Jethro Tull @ Strathmore

Ian Anderson, flutist of Jethro TullSome of you may have been wondering about an event that was listed -- and recommended -- in the Ionarts calendar this week. Let it never be said that we do not listen to music other than the classical variety here at Ionarts. Monday night found me in the Music Center at Strathmore, with a very different crowd from my usual coterie, for the local stop on the 2007 tour of Jethro Tull. The English band, whose music blends the sounds of jazz, blues, world music, folk, progressive rock, and even classical music, is almost 40 years old. Its two oldest surviving members, flutist and singer Ian Anderson and guitarist Martin Barre, are still at it, touring with the group's present members and even planning to make a new album to come out next year.

The full program, over two hours of music, was a survey of the band's early hits, with a few more recent songs, presented more like a formal concert than a typical rock show. This was just as well, since the Jethro Tull fan base is on average about the same age as that of the National Symphony Orchestra. Anderson was one of the first rock musicians to play the flute and incorporate the instrument into a rock band, and he is a long-time favorite of Mrs. Ionarts, my favorite flutist. Anderson's signature style was on wild display, the Kokopelli antics and Pied Piper leg kicks, as well as the idiosyncratic flute technique. The breathy overblowing, flutter-tonguing, simultaneous sighing, singing, and humming are techniques now overused in just about every new experimental piece for flute. It must be said that without Anderson, Jethro Tull would be diminished beyond appreciation.

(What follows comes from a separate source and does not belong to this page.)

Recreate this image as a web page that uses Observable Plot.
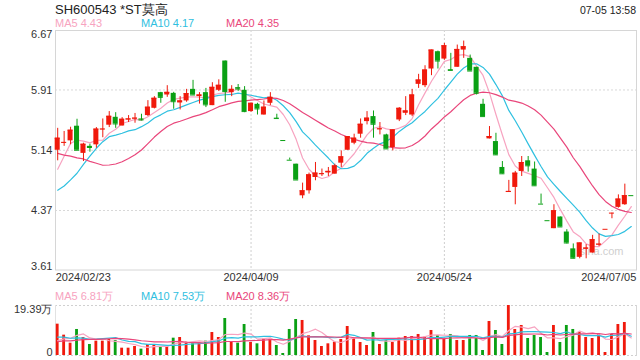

J. S. Bach's Bourrée (fifth movement from Suite for Lute
in E minor, BWV 996), arranged by Jethro Tull

Anderson's openness to cross-fertilization with jazz and classical music has always fascinated me. The program included two famous examples of Jethro Tull's mining of early music, both on the first half. King Henry's Madrigal is an adaptation of a melody known as Pastime with Good Company, attributed to King Henry VIII, rendered with the clunky sound of digitally reproduced harpsichord. The Ionarts all-time favorite, Bourrée, a "porno jazz" arrangement (Anderson's phrase) of a dance from a Bach lute suite, was the high point of the evening (shown above in a much earlier recording -- check out the fabulous hippie-wear).

Other Reviews:

Dave McKenna, Jethro Tull at Strathmore, Living Unabashedly in the Past (Washington Post, December 5)
The band's take on Keith Emerson's arrangement of Leonard Bernstein's America was the occasion for a medley of tributes to American music, including bits of Bernstein's Maria, America the Beautiful, the theme from Dallas (unfailingly, the melody most associated with our country among Europeans, many of whom continue to watch that show obsessively), and Somewhere over the Rainbow. Die-hard fans were more pleased with Tull standards like Living in the Past, Someday the Sun, Thick as a Brick, Fat Man, Budapest, and -- of course -- Aqualung, all updated with new trimmings. The assistance of a young all-female string quartet, billed as the Calliandra Quartet (amplified, just like Anderson's flute), furthered the impression of hardcore rockers gentrified for a sit-down concert. With over 120 years of age between Anderson and Barre, as well as the abundance of grey hair in the house, this was only proper.

9 comments:

Mark said...

Ok, were you stoned? Flash-back memories of Emerson Lake and Palmer too.

jfl said...

for the first time in quite a while i felt YOUNG reading something on ionarts. :-)

Charles T. Downey said...

It's true that I am older than Jens, but not that much older. I was in elementary school in the 1970s, and I did listen to Jethro Tull. Being stoned may have added that final missing 70s element to the experience. ;-)

Anonymous said...

Okay, that was fun.... but oh how I long for one pure, supported tone on that flute.

Charles T. Downey said...

Anon, absolutely. The way flutist Mrs. Ionarts describes Anderson is that he is bad, really bad, so bad that it's good. Mostly, it's the idiosyncratic approach and sound that sells it.

Dan Kowalski said...

Ahhh, Maria...the diabolical tritone...

Clarke Bustard said...

I once interviewed Ian Anderson for the American Forces Network, Europe. It wasn't easy. He craved an antique transcription recorder sitting in the corner of the studio, and tried to make the interview conditional on the network's giving him the machine. I told him it was U.S. government property, not mine to give; he kept dickering. (Thank God he didn't see the vintage Telefunken Magnetaphon tape decks we used for editing.) I finally said he would have to ask Richard Nixon, the president at the time. We did the interview, and Anderson left empty-handed.

Mark said...

Now, if I remember when the first album came out, This Was, that may make me older than Jens too...oh cross eyed Mary.

B9000 said...

To anon:
for "pure supported tone on that flute" listen to any of the more recent Tull records- "Roots to Branches" especially. (I read that Anderson admitted, for one, he re-learned his fingering at advice from his daughter in the early 90's to improve his tonality. ) And Mr. Downey..."The playing is so good... it's good."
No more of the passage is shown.